Business / Aging challenges

No deferment of retirement age - yet

By Chen Xin (chinadaily.com.cn) Updated: 2012-06-20 13:50

Chinese authorities have said the country has no immediate plans to defer the retirement age.

"We are indeed studying the deferment of the retirement age but it does not mean we would change the current retirement policy right now," an official with the Ministry of Human Resources and Social Security was quoted as saying by the People's Daily.

The ministry said earlier this month that the country would introduce a policy at the "proper time" and it would start related deliberations later this year.

Currently in China, the retirement age for female workers is 50, female government officials, 55, and male workers, 60.

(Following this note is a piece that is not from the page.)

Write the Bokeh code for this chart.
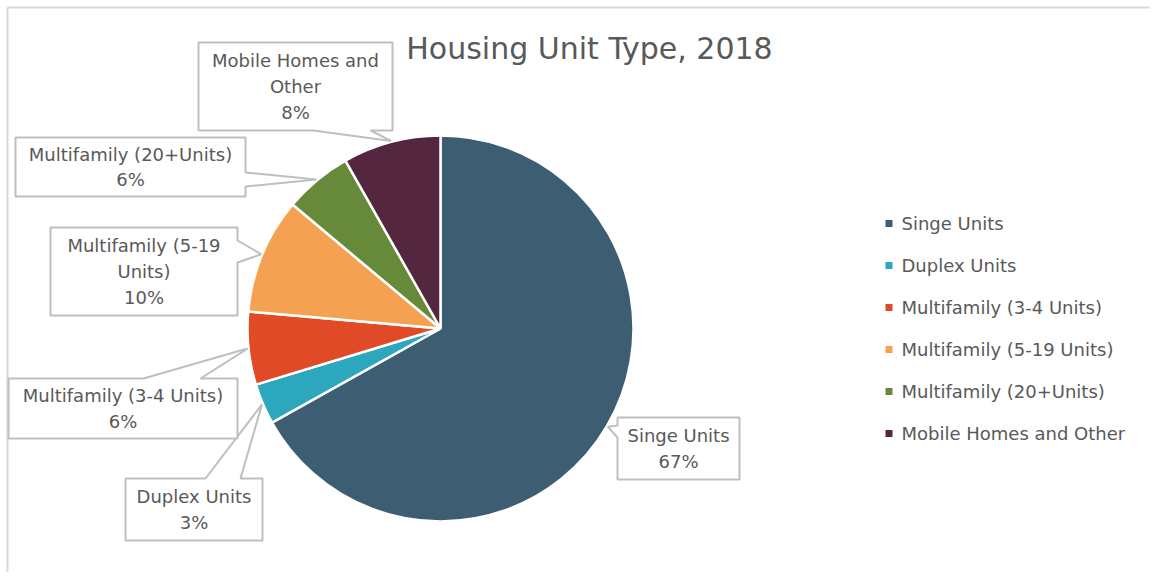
import math
from bokeh.plotting import figure
from bokeh.models import Range1d
from bokeh.core.properties import value
from bokeh.embed import file_html
from bokeh.resources import INLINE

# ---- data ----
categories = ["Singe Units", "Duplex Units", "Multifamily (3-4 Units)",
              "Multifamily (5-19 Units)", "Multifamily (20+Units)", "Mobile Homes and Other"]
shares = [66.9, 3.4, 6.1, 9.7, 5.7, 8.2]
callout_names = ["Singe Units", "Duplex Units", "Multifamily (3-4 Units)",
                 "Multifamily (5-19\nUnits)", "Multifamily (20+Units)", "Mobile Homes and\nOther"]
colors = ["#3D5D73", "#2CA7BE", "#E04A26", "#F4A251", "#668A3A", "#55273F"]
title = "Housing Unit Type, 2018"

FONT = "DejaVu Sans"
TXT = "#595959"
W, H = 1150, 572


def Y(py):
    return H - py


p = figure(width=W, height=H, x_range=Range1d(0, W), y_range=Range1d(0, H),
           output_backend="svg", toolbar_location=None, min_border=0)
p.axis.visible = False
p.grid.visible = False
p.outline_line_color = None
p.background_fill_color = "white"
p.border_fill_color = "white"

# frame border (top and left visible)
p.segment(x0=[7, 7], y0=[Y(7), Y(7)], x1=[7, W], y1=[Y(H), Y(7)],
          line_color="#D9D9D9", line_width=2)

# title
p.text(x=[589], y=[Y(48)], text=[title], text_font=value(FONT), text_font_size="30px",
       text_color=TXT, text_align="center", text_baseline="middle")

# pie
cx, cy, R = 440, 328, 193
total = sum(shares)
cum = 0.0
starts, ends, mids = [], [], []
for v in shares:
    a0 = cum / total
    cum += v
    a1 = cum / total
    starts.append(math.pi / 2 - a1 * 2 * math.pi)
    ends.append(math.pi / 2 - a0 * 2 * math.pi)
    mids.append((a0 + a1) / 2 * 2 * math.pi)

p.wedge(x=[cx] * len(shares), y=[Y(cy)] * len(shares), radius=R, radius_units="screen",
        start_angle=starts, end_angle=ends, direction="anticlock",
        fill_color=colors, line_color="white", line_width=2.5)

# callouts: box (page coords), side of tail, tail base a-b
boxes = [
    (617, 417, 739, 479, "left", 425, 437),     # Singe
    (125, 478, 262, 540, "top", 205, 240),      # Duplex
    (8, 378, 237, 438, "top", 143, 200),        # 3-4
    (50, 227, 237, 315, "right", 240, 262),     # 5-19
    (15, 137, 245, 196, "right", 172, 186),     # 20+
    (198, 42, 392, 130, "bottom", 313, 370),    # Mobile
]


def callout(x0, y0, x1, y1, side, a, b, tip):
    tx, ty = tip
    if side == "top":
        pts = [(x0, y0), (a, y0), (tx, ty), (b, y0), (x1, y0), (x1, y1), (x0, y1)]
    elif side == "right":
        pts = [(x0, y0), (x1, y0), (x1, a), (tx, ty), (x1, b), (x1, y1), (x0, y1)]
    elif side == "bottom":
        pts = [(x0, y0), (x1, y0), (x1, y1), (b, y1), (tx, ty), (a, y1), (x0, y1)]
    else:
        pts = [(x0, y0), (x1, y0), (x1, y1), (x0, y1), (x0, b), (tx, ty), (x0, a)]
    return [q[0] for q in pts], [Y(q[1]) for q in pts]


xs_all, ys_all, lx, ly, ltext = [], [], [], [], []
for i, (x0, y0, x1, y1, side, a, b) in enumerate(boxes):
    ang = mids[i]
    tip = (cx + (R + 1) * math.sin(ang), cy - (R + 1) * math.cos(ang))
    xs, ys = callout(x0, y0, x1, y1, side, a, b, tip)
    xs_all.append(xs)
    ys_all.append(ys)
    lx.append((x0 + x1) / 2)
    ly.append(Y((y0 + y1) / 2))
    ltext.append(f"{callout_names[i]}\n{round(shares[i])}%")

p.patches(xs=xs_all, ys=ys_all, fill_color="white", line_color="#BFBFBF", line_width=2)
p.text(x=lx, y=ly, text=ltext, text_font=value(FONT), text_font_size="18px",
       text_color=TXT, text_align="center", text_baseline="middle", text_line_height=1.22)

# legend
leg_y = [223 + 42 * i for i in range(len(categories))]
p.rect(x=[888.5] * len(categories), y=[Y(v) for v in leg_y], width=7, height=7,
       width_units="screen", height_units="screen", fill_color=colors, line_color=None)
p.text(x=[901] * len(categories), y=[Y(v) for v in leg_y], text=categories,
       text_font=value(FONT), text_font_size="18px", text_color=TXT,
       text_align="left", text_baseline="middle")

open("out.html", "w").write(file_html(p, INLINE))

Experts say the retirement age policy was made some 60 years ago when life expectancy in China was comparatively low. Now, as Chinese people have an average life expectancy of 73.5 years, the issue needs to be reconsidered, as is being done in other countries.

Tang Jun, a social policy researcher with the Chinese Academy of Social Sciences, said white-collar workers and those in the creative sector such as college professors, doctors and technicians might welcome the deferment of the retirement age but manual workers might not.

Tang also warned that the possible retirement age deferment would hurt younger people especially college graduates' seeking work.

Tang said China creates 10 to 12 million new jobs every year. More than 30 percent of them are created by workers who retire.

"So if the retirement age was deferred, every year 3 to 4 million job vacancies would disappear," he said.